SHORT TASK:
Write the data out again, character for character, with no images.

^^^^

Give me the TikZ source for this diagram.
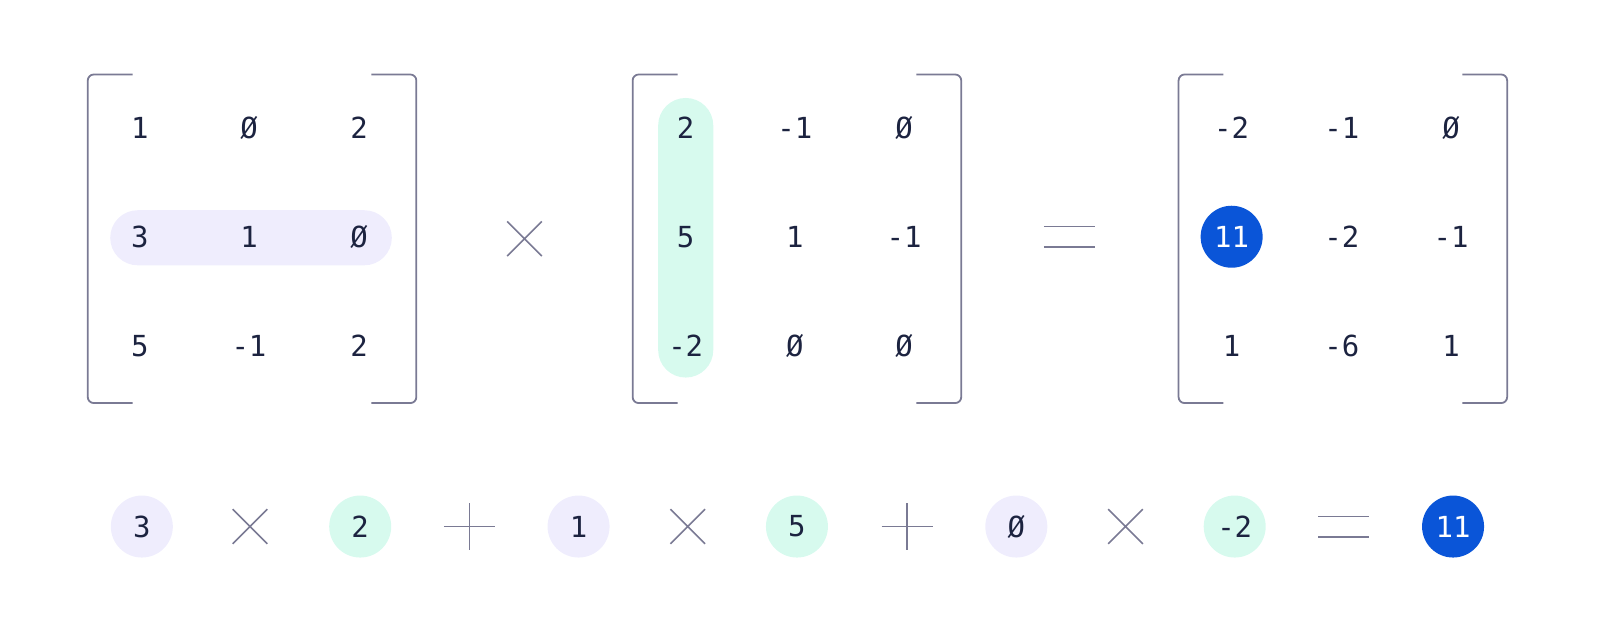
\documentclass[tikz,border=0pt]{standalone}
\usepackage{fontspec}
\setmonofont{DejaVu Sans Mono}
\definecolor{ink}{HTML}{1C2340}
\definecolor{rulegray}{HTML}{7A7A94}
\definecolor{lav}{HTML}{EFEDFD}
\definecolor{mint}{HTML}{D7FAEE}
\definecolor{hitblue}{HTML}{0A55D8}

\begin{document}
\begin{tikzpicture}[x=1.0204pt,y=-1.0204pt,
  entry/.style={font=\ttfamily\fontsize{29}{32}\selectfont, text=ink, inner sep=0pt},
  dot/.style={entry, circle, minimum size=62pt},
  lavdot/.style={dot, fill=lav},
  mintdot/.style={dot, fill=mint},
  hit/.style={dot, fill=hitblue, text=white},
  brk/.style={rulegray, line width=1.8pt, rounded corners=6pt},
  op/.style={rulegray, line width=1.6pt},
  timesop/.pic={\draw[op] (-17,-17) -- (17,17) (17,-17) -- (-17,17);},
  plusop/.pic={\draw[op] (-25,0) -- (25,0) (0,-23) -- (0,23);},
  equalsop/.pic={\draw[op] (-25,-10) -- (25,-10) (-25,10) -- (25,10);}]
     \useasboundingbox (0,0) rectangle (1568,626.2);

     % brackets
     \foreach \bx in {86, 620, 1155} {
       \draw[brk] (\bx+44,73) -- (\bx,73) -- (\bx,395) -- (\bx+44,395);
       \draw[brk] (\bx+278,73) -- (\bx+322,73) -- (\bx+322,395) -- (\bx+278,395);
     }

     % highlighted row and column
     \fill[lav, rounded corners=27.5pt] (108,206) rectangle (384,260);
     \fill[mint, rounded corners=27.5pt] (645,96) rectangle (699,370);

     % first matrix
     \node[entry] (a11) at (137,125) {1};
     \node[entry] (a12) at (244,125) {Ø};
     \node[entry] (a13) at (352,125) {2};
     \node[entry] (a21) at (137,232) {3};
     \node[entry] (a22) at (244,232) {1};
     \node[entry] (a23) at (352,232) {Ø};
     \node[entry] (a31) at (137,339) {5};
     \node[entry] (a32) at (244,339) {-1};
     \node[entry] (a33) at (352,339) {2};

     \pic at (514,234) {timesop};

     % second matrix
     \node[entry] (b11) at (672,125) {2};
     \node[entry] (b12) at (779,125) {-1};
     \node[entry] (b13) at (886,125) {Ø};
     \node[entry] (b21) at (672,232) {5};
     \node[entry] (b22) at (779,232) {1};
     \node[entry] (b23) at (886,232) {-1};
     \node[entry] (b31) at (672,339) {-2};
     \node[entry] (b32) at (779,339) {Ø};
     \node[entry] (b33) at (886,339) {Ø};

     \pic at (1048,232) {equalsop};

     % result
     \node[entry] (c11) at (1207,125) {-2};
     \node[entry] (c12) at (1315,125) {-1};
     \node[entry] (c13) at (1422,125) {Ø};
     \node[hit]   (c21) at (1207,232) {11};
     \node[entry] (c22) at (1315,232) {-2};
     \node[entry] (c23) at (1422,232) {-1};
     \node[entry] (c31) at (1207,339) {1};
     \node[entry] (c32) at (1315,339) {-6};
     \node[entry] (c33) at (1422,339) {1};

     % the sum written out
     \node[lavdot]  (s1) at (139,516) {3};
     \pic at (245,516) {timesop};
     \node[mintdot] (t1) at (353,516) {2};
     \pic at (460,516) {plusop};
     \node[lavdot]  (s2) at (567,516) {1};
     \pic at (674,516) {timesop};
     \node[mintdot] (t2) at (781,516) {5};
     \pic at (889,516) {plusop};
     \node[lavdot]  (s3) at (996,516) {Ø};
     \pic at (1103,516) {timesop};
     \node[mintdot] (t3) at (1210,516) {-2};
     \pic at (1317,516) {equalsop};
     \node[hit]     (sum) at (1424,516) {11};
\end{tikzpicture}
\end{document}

^^^^

CORRECT ANSWER:
Give me the TikZ source for this diagram.
\documentclass[tikz,border=0pt]{standalone}
\usepackage{fontspec}
\setmonofont{DejaVu Sans Mono}
\definecolor{ink}{HTML}{1C2340}
\definecolor{rulegray}{HTML}{7A7A94}
\definecolor{lav}{HTML}{EFEDFD}
\definecolor{mint}{HTML}{D7FAEE}
\definecolor{hitblue}{HTML}{0A55D8}

\begin{document}
\begin{tikzpicture}[x=1.0204pt,y=-1.0204pt,
  entry/.style={font=\ttfamily\fontsize{29}{32}\selectfont, text=ink, inner sep=0pt},
  dot/.style={entry, circle, minimum size=62pt},
  lavdot/.style={dot, fill=lav},
  mintdot/.style={dot, fill=mint},
  hit/.style={dot, fill=hitblue, text=white},
  brk/.style={rulegray, line width=1.8pt, rounded corners=6pt},
  op/.style={rulegray, line width=1.6pt},
  timesop/.pic={\draw[op] (-17,-17) -- (17,17) (17,-17) -- (-17,17);},
  plusop/.pic={\draw[op] (-25,0) -- (25,0) (0,-23) -- (0,23);},
  equalsop/.pic={\draw[op] (-25,-10) -- (25,-10) (-25,10) -- (25,10);}]
     \useasboundingbox (0,0) rectangle (1568,626.2);

     % brackets
     \foreach \bx in {86, 620, 1155} {
       \draw[brk] (\bx+44,73) -- (\bx,73) -- (\bx,395) -- (\bx+44,395);
       \draw[brk] (\bx+278,73) -- (\bx+322,73) -- (\bx+322,395) -- (\bx+278,395);
     }

     % highlighted row and column
     \fill[lav, rounded corners=27.5pt] (108,206) rectangle (384,260);
     \fill[mint, rounded corners=27.5pt] (645,96) rectangle (699,370);

     % first matrix
     \node[entry] (a11) at (137,125) {1};
     \node[entry] (a12) at (244,125) {Ø};
     \node[entry] (a13) at (352,125) {2};
     \node[entry] (a21) at (137,232) {3};
     \node[entry] (a22) at (244,232) {1};
     \node[entry] (a23) at (352,232) {Ø};
     \node[entry] (a31) at (137,339) {5};
     \node[entry] (a32) at (244,339) {-1};
     \node[entry] (a33) at (352,339) {2};

     \pic at (514,234) {timesop};

     % second matrix
     \node[entry] (b11) at (672,125) {2};
     \node[entry] (b12) at (779,125) {-1};
     \node[entry] (b13) at (886,125) {Ø};
     \node[entry] (b21) at (672,232) {5};
     \node[entry] (b22) at (779,232) {1};
     \node[entry] (b23) at (886,232) {-1};
     \node[entry] (b31) at (672,339) {-2};
     \node[entry] (b32) at (779,339) {Ø};
     \node[entry] (b33) at (886,339) {Ø};

     \pic at (1048,232) {equalsop};

     % result
     \node[entry] (c11) at (1207,125) {-2};
     \node[entry] (c12) at (1315,125) {-1};
     \node[entry] (c13) at (1422,125) {Ø};
     \node[hit]   (c21) at (1207,232) {11};
     \node[entry] (c22) at (1315,232) {-2};
     \node[entry] (c23) at (1422,232) {-1};
     \node[entry] (c31) at (1207,339) {1};
     \node[entry] (c32) at (1315,339) {-6};
     \node[entry] (c33) at (1422,339) {1};

     % the sum written out
     \node[lavdot]  (s1) at (139,516) {3};
     \pic at (245,516) {timesop};
     \node[mintdot] (t1) at (353,516) {2};
     \pic at (460,516) {plusop};
     \node[lavdot]  (s2) at (567,516) {1};
     \pic at (674,516) {timesop};
     \node[mintdot] (t2) at (781,516) {5};
     \pic at (889,516) {plusop};
     \node[lavdot]  (s3) at (996,516) {Ø};
     \pic at (1103,516) {timesop};
     \node[mintdot] (t3) at (1210,516) {-2};
     \pic at (1317,516) {equalsop};
     \node[hit]     (sum) at (1424,516) {11};
\end{tikzpicture}
\end{document}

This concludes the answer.